While the fiscal deficit at March 31, 2015 has been reduced to 7.2% of GDP, it does not yet provide the fiscal space necessary to enable government to carry out normal functions like reversing the trend of accumulating arrears and the resort to off-budget expenditures. Still less does it enable a significant reduction in indebtedness. Whether a return to growth can be achieved in the context of continued fiscal consolidation depends to no small extent on the size and composition of the fiscal consolidation program itself.
For example, expenditure cuts are more likely to have a positive impact on growth than increases in taxes, which can be a disincentive to invest and therefore almost always affect the output of goods and services negatively. Frontloaded fiscal consolidation is more likely to be effective than a program that unfolds only gradually. Cuts in current expenditure are to be preferred to cuts in capital expenditure. Not surprisingly, the chances for success in achieving program goals are helped by an improving and not a deteriorating external environment. A strong private sector response is more likely if investors believe the authorities are committed to implementation of announced fiscal consolidation measures.
Let us look at the Barbados scorecard on the implementation of its fiscal consolidation program compared with design features that are considered to be growth friendly.
At the end of fiscal year 2014-15, the overall fiscal balance was negative $633.4 million, compared with negative $959.0 million at the end of the previous financial year. Expenditure cuts and revenue increases contributed about equally to the improvement in the negative fiscal balance. The bulk of the reduction in expenditures came from a decrease in transfers and subsidies, and to a lesser extent, from wages and salaries. Capital expenditures did increase, but only marginally. In terms of their likely impact on growth prospects, these are all positive trends. Also on the positive side are recoveries in the US and UK economies that have contributed to improving demand for our tourism services.
On the less positive side, Government initially gave mixed signals about its commitment to key features of the announced program – especially those related to reductions in labor costs. Program implementation proceeded only gradually at first, and with emphasis on revenue increases and not expenditure reductions. Experience with fiscal consolidation programs tell us that the authorities will have to show a greater commitment to more energetic implementation and to the expenditure reduction features of the program if private sector/investor confidence in the future prospects of the economy is to be restored.
Some debt is beneficial — even necessary — for growth. As the Bank for International Settlements noted in a working paper on the effects of debt: “Without debt, economies cannot grow and macroeconomic volatility would also be greater than desirable.”
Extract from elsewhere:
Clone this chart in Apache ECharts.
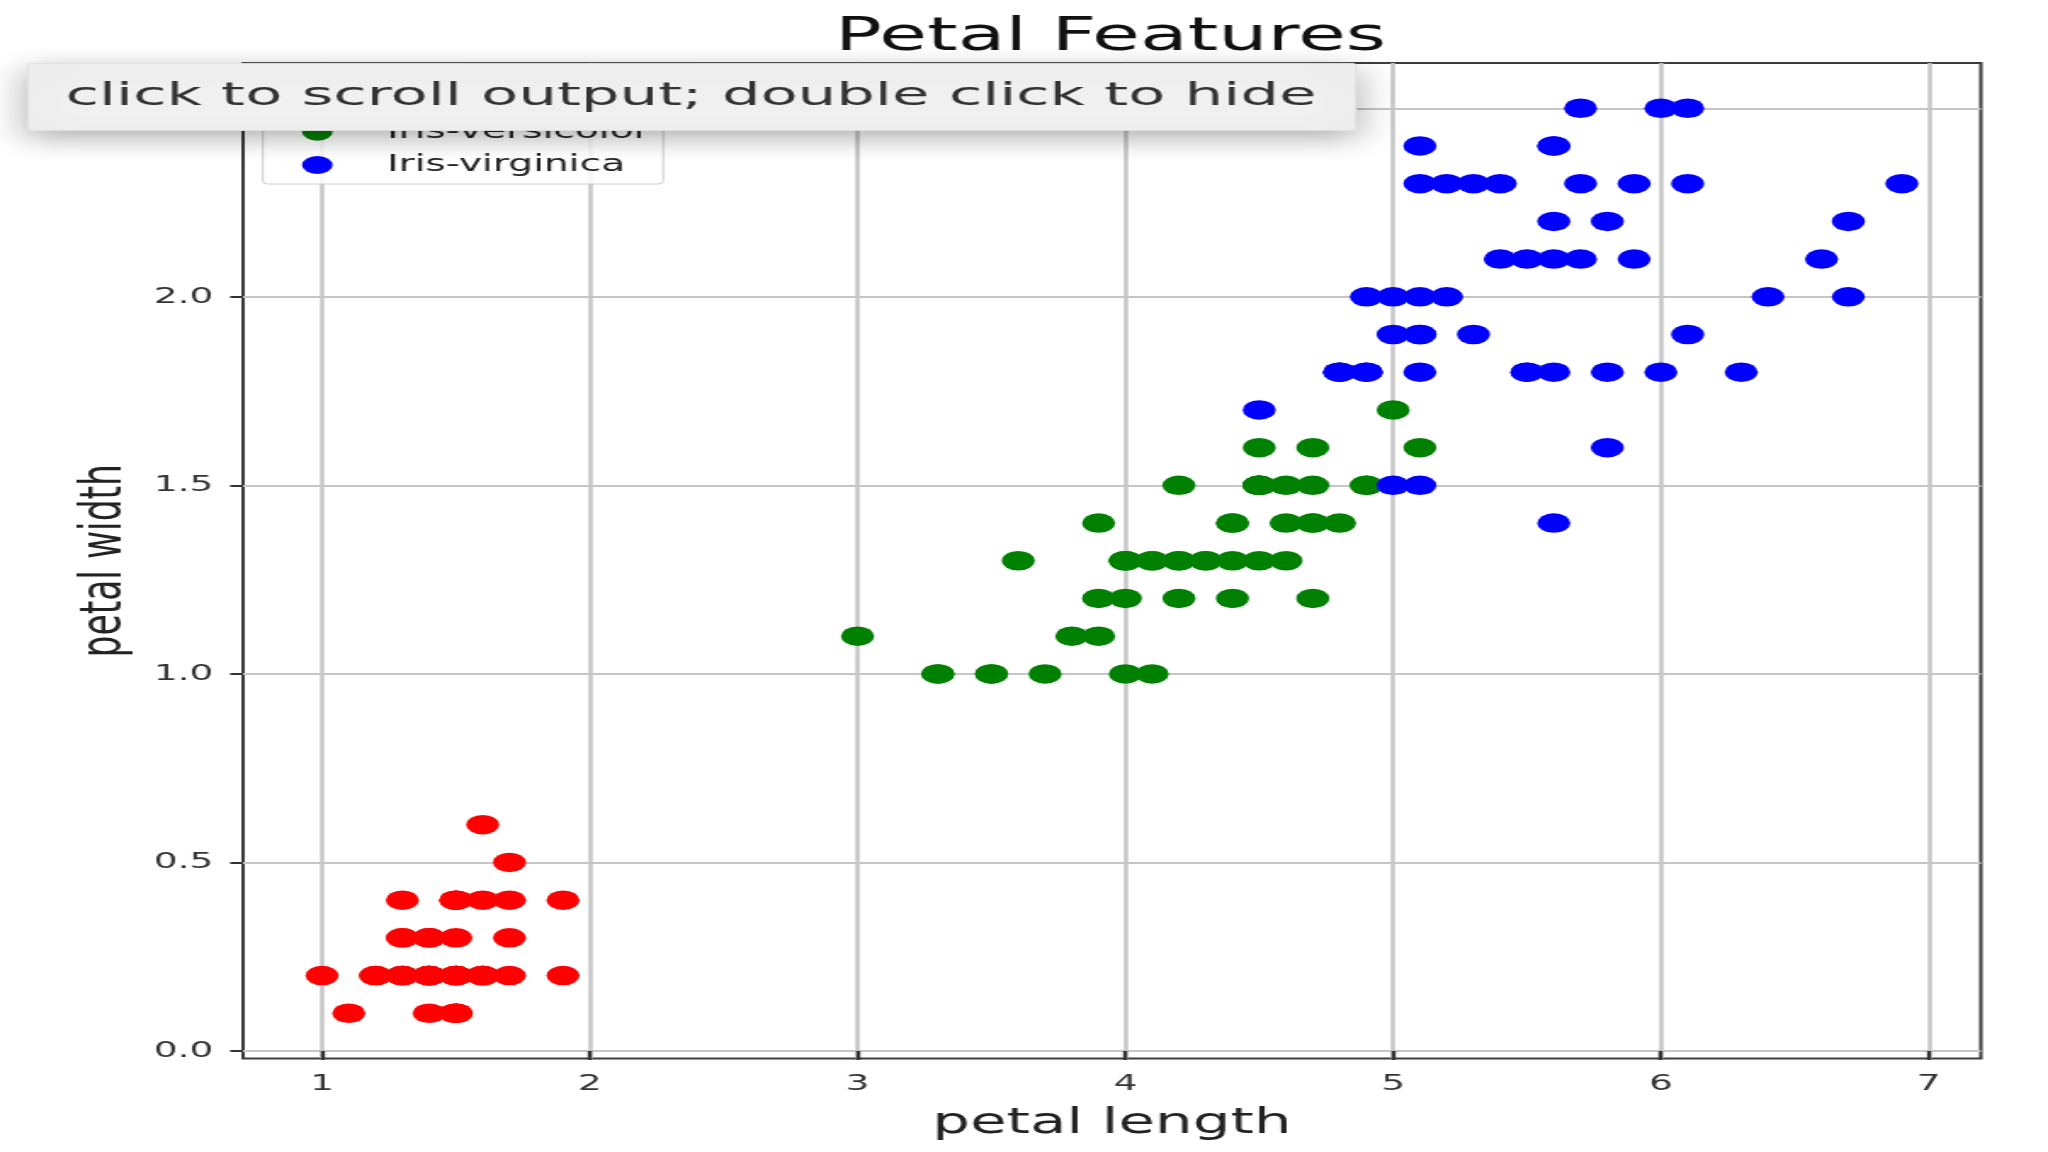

On the other hand, too much debt inhibits growth for the simple reason that the accumulation of debt involves risks. There is the risk that the ability of a borrower to repay will become impaired, either for domestic or for external reasons over which the borrower has no control. There is also the risk that lenders will regard a borrower as no longer creditworthy and stop lending – or lend on terms and conditions that impairs the ability of the borrower to repay the debt as contracted. There is too the consequence of the crowding out of private investment, with negative consequences for growth. Some of these trends are already evident in Barbados.
As debt accumulates, borrowing terms tend to harden. When confronted with increasingly unfavorable borrowing terms and decreasing access to capital markets, a borrower can follow one of two courses. It can:
- strengthen its fiscal adjustment strategy enough to lower public debt ratios to levels that ensure sustainability; or
- add debt restructuring/exchange to the policy framework to address macroeconomic imbalances.
The available evidence suggests that the targets under the fiscal consolidation program would not be sufficient to reduce debt and debt service to sustainable levels. Option two therefore seems a necessary course of action to achieve fiscal balance and restore investor confidence in the policy environment.